1. The problem statement, all variables and given/known data

Consider a system with a constant number of particles.
Write the total differential dS in terms of the derivarives $\frac{∂S}{∂T}$ and $\frac{∂S}{∂V}$. Introduce CV (calorific capacity at constant volume).
Next write the total differential of the volume dV in terms of the parcial derivatives $\frac{∂V}{∂T}$ and $\frac{∂V}{∂P}$. Assume that the pressure is constant.
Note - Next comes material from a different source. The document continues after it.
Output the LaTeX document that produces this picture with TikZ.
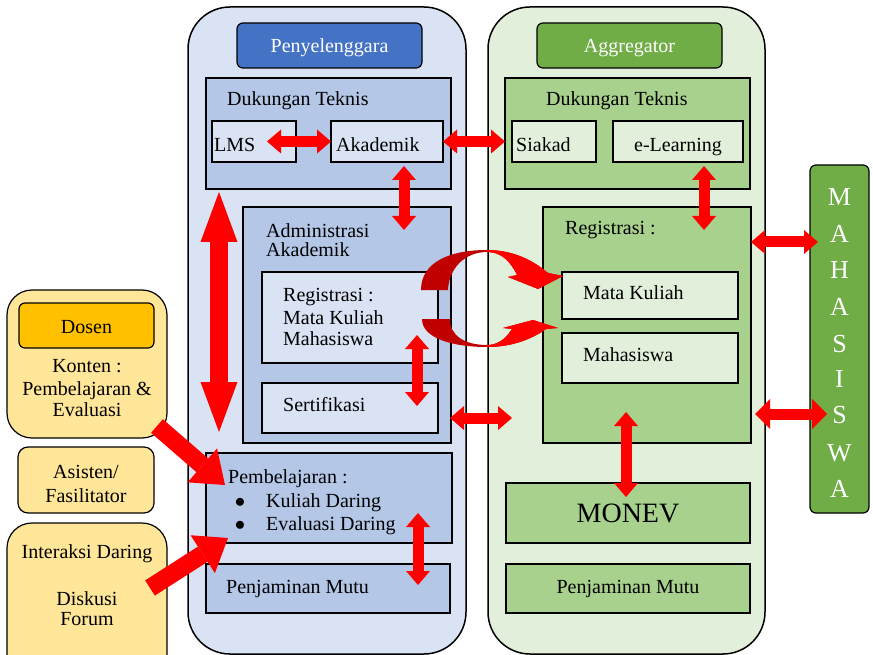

Show that the result comes in the form of:

CP-CV= Expression

2. Relevant equations

CP=T$\frac{∂S}{∂T}$ , P and N Constant
CV=T$\frac{∂S}{∂T}$ , V and N Constant

3. The attempt at a solution

First I wrote the differential of the entropy as asked:

dS = $\frac{∂S}{∂T}$dT + $\frac{∂S}{∂V}$dV

I know that $\frac{∂S}{∂V}$ = CV/T. Substituting I get:

dS = CV/T dT + $\frac{∂S}{∂V}$dV

Next I found the differential of the volume:

dV = $\frac{∂V}{∂T}$dT + $\frac{∂V}{∂P}$dP

Since the pressure is constant it reduces to the form

dV = $\frac{∂V}{∂T}$dT

Substituting in our dS expression we get:

dS = CV/T dT + $\frac{∂S}{∂V}$$\frac{∂V}{∂T}$dT =
= CV/T dT + $\frac{∂S}{∂T}$dT =
= CV/T dT + CP/T dT ⇔
⇔ T$\frac{dS}{dT}$ = CV + CP

I'm making some mistake. If anyone could point me in the right direction I'd appreciate.

Thanks!

2. Nov 25, 2012

### haruspex

I think your problem is a confusion over the meanings of different partial derivatives. Your use of $\frac{∂S}{∂V}$ refers to changing volume, keeping temperature constant.
That's inconsistent with later equating $\frac{∂S}{∂V}\frac{∂V}{∂T} = \frac{∂S}{∂T}$, which, to be valid, assumes pressure constant in all terms.